■ Requirements
Starting with the first line of the listing, quote each line exactly until and including the one with "controls (55,200) and", leaving pictures out.

■ Dataset content
....
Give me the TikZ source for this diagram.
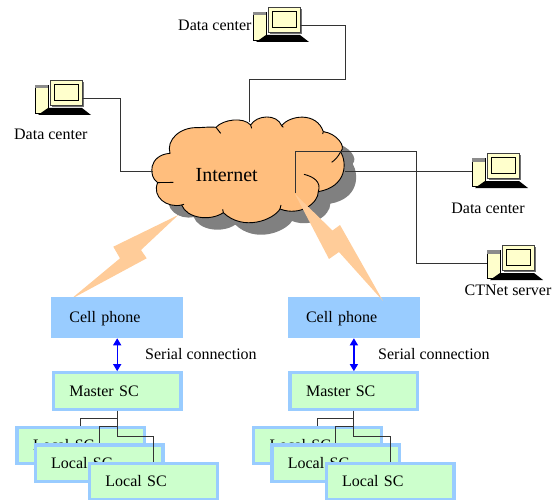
\documentclass[tikz,border=0pt]{standalone}
\usepackage{fontspec}
\setmainfont{Liberation Serif}
\definecolor{PhoneBlue}{RGB}{153, 204, 255}
\definecolor{BoxGreen}{RGB}{204, 255, 204}
\definecolor{CloudOrange}{RGB}{255, 190, 125}
\definecolor{BoltOrange}{RGB}{255, 204, 153}
\definecolor{PcCream}{RGB}{255, 255, 204}
\usetikzlibrary{arrows.meta, positioning, calc}

\newcommand{\cloudoutline}{
    (120,130) .. controls (108,90) and (150,50) .. (205,53) .. controls (225,52) and (245,50) .. (258,52)
    .. controls (280,28) and (340,20) .. (362,45)
    .. controls (380,15) and (440,10) .. (455,47)
    .. controls (480,15) and (560,5) .. (580,65)
    .. controls (620,70) and (650,110) .. (632,125)
    .. controls (652,160) and (650,230) .. (565,245)
    .. controls (565,280) and (510,320) .. (450,297)
    .. controls (430,330) and (340,365) .. (280,308)
    .. controls (240,335) and (170,325) .. (155,285)
    .. controls (110,295) and (65,260) .. (83,218)
    .. controls (55,200) and (55,135) .. (120,130) -- cycle}

% name, top left corner of the monitor
\newcommand{\computer}[3]{
    \begin{scope}[shift={(#2,#3)}]
        \fill[black!55] (2,2) rectangle (34,27);
        \draw[fill=PcCream, line width=0.7pt] (-15,5) rectangle (-2,33);
        \fill[black!45] (-14.6,5.4) rectangle (-2.4,8.5);
        \fill[black] (-2,28) -- (32,28) -- (41,35) -- (-12,35) -- cycle;
        \node[monitor] (#1) at (16,12.5) {};
        \draw[fill=PcCream, line width=0.8pt] (4.5,4) rectangle (28,20.5);
        \coordinate (#1r) at (32,18);
        \coordinate (#1l) at (-15,18);
    \end{scope}
}

\begin{document}
\begin{tikzpicture}[x=1pt, y=-1pt,
        label/.style={font=\fontsize{16}{18}\selectfont, inner sep=0pt},
        monitor/.style={rectangle, draw=black!75, fill=PcCream, line width=0.8pt, inner sep=0pt, minimum width=32pt, minimum height=25pt},
        phonebox/.style={rectangle, fill=PhoneBlue, inner sep=0pt, inner xsep=18pt, text width=95.7pt, text height=11pt, text depth=0.5pt, align=left, minimum height=40.7pt, font=\fontsize{16}{18}\selectfont},
        scbox/.style={rectangle, draw=PhoneBlue, fill=BoxGreen, line width=3.3pt, inner sep=0pt, inner xsep=16pt, text width=95.7pt, text height=11pt, text depth=0.5pt, align=left, minimum height=36.4pt, font=\fontsize{16}{18}\selectfont},
        wire/.style={black!80, line width=0.9pt},
        link/.style={{Stealth[length=7pt, width=8pt, inset=0pt]}-{Stealth[length=7pt, width=8pt, inset=0pt]}, blue, line width=1.2pt},
        bolt/.style={fill=BoltOrange}
    ]
        \useasboundingbox (0,0) rectangle (554,500);

        % Cloud
        \begin{scope}[shift={(130,110)}, scale=0.3333]
            \fill[black!50, shift={(36,36)}] \cloudoutline;
            \draw[fill=CloudOrange, line width=0.9pt] \cloudoutline;
            \draw[line width=0.9pt] (258,52) -- (272,70);
            \draw[line width=0.9pt] (362,45) -- (365,55);
            \draw[line width=0.9pt] (455,47) -- (460,52);
            \draw[line width=0.9pt] (580,65) -- (578,72);
            \draw[line width=0.9pt] (632,125) .. controls (625,140) and (615,150) .. (605,157);
            \draw[line width=0.9pt] (565,245) .. controls (575,215) and (550,200) .. (522,193);
            \draw[line width=0.9pt] (450,297) -- (453,285);
            \draw[line width=0.9pt] (280,308) -- (278,298);
            \draw[line width=0.9pt] (155,285) -- (162,283);
            \draw[line width=0.9pt] (83,218) .. controls (95,217) and (115,218) .. (130,217);
        \end{scope}
        \node[font=\fontsize{20}{22}\selectfont, inner sep=0pt] (cloud) at (226.7,175) {Internet};
        \coordinate (cloudTop) at (249,122);
        \coordinate (cloudLeft) at (153,171);
        \coordinate (cloudRight) at (345,171);
        \coordinate (cloudIn) at (295,193);

        % Radio links
        \path[bolt] (178.3,215) -- (113.3,246.7) -- (120,258.3) -- (70.7,299.3) -- (146.7,258.3) -- (141,250) -- cycle;

        % Computers
        \computer{dc1}{268}{7}
        \computer{dc2}{50}{80}
        \computer{dc3}{487}{153}
        \computer{srv}{502}{245}
        \node[label, anchor=west] (dc1lab) at (178,25) {Data center};
        \node[label] (dc2lab) at (50.8,134) {Data center};
        \node[label] (dc3lab) at (488,208) {Data center};
        \node[label, anchor=west] (srvlab) at (464.5,290) {CTNet server};

        % Left branch
        \node[phonebox] (phone1) at (117.2,317.7) {Cell phone};
        \node[scbox] (master1) at (117.2,391) {Master SC};
        \node[scbox] (local11) at (80.85,445.5) {Local SC};
        \node[scbox] (local12) at (99,463.3) {Local SC};
        \node[scbox] (local13) at (153.3,481.5) {Local SC};
        \draw[link] (phone1.south) -- (master1.north);
        \node[label, anchor=west] (serial1) at (145,353.8) {Serial connection};
        \draw[wire] (master1.south) -- ++(0,8) -| (local11.north);
        \draw[wire] (master1.south) -- ++(0,16) -| (local12.north);
        \draw[wire] (master1.south) -- ++(0,25.3) -| (local13.north);

        % Right branch
        \node[phonebox] (phone2) at (353.9,317.7) {Cell phone};
        \node[scbox] (master2) at (353.9,391) {Master SC};
        \node[scbox] (local21) at (317.5,445.5) {Local SC};
        \node[scbox] (local22) at (335.7,463.3) {Local SC};
        \node[scbox] (local23) at (390,481.5) {Local SC};
        \draw[link] (phone2.south) -- (master2.north);
        \node[label, anchor=west] (serial2) at (378,353.8) {Serial connection};
        \draw[wire] (master2.south) -- ++(0,8) -| (local21.north);
        \draw[wire] (master2.south) -- ++(0,16) -| (local22.north);
        \draw[wire] (master2.south) -- ++(0,25.3) -| (local23.north);

        \path[bolt] (295,194) -- (329,259) -- (339,252) -- (383,301) -- (340,225) -- (332.5,230.5) -- cycle;

        % Network lines
        \coordinate (topBend) at (345,79);
        \coordinate (leftBend) at (120,171);
        \coordinate (srvBend) at (416,151);
        \draw[wire] (dc1r) -| (topBend) -| (cloudTop);
        \draw[wire] (dc2r) -| (leftBend) -- (cloudLeft);
        \draw[wire] (cloudRight) -- (dc3l);
        \draw[wire] (cloudIn) |- (srvBend) |- (srvl);
    \end{tikzpicture}
\end{document}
....
■ Task output
Give me the TikZ source for this diagram.
\documentclass[tikz,border=0pt]{standalone}
\usepackage{fontspec}
\setmainfont{Liberation Serif}
\definecolor{PhoneBlue}{RGB}{153, 204, 255}
\definecolor{BoxGreen}{RGB}{204, 255, 204}
\definecolor{CloudOrange}{RGB}{255, 190, 125}
\definecolor{BoltOrange}{RGB}{255, 204, 153}
\definecolor{PcCream}{RGB}{255, 255, 204}
\usetikzlibrary{arrows.meta, positioning, calc}

\newcommand{\cloudoutline}{
    (120,130) .. controls (108,90) and (150,50) .. (205,53) .. controls (225,52) and (245,50) .. (258,52)
    .. controls (280,28) and (340,20) .. (362,45)
    .. controls (380,15) and (440,10) .. (455,47)
    .. controls (480,15) and (560,5) .. (580,65)
    .. controls (620,70) and (650,110) .. (632,125)
    .. controls (652,160) and (650,230) .. (565,245)
    .. controls (565,280) and (510,320) .. (450,297)
    .. controls (430,330) and (340,365) .. (280,308)
    .. controls (240,335) and (170,325) .. (155,285)
    .. controls (110,295) and (65,260) .. (83,218)
    .. controls (55,200) and (55,135) .. (120,130) -- cycle}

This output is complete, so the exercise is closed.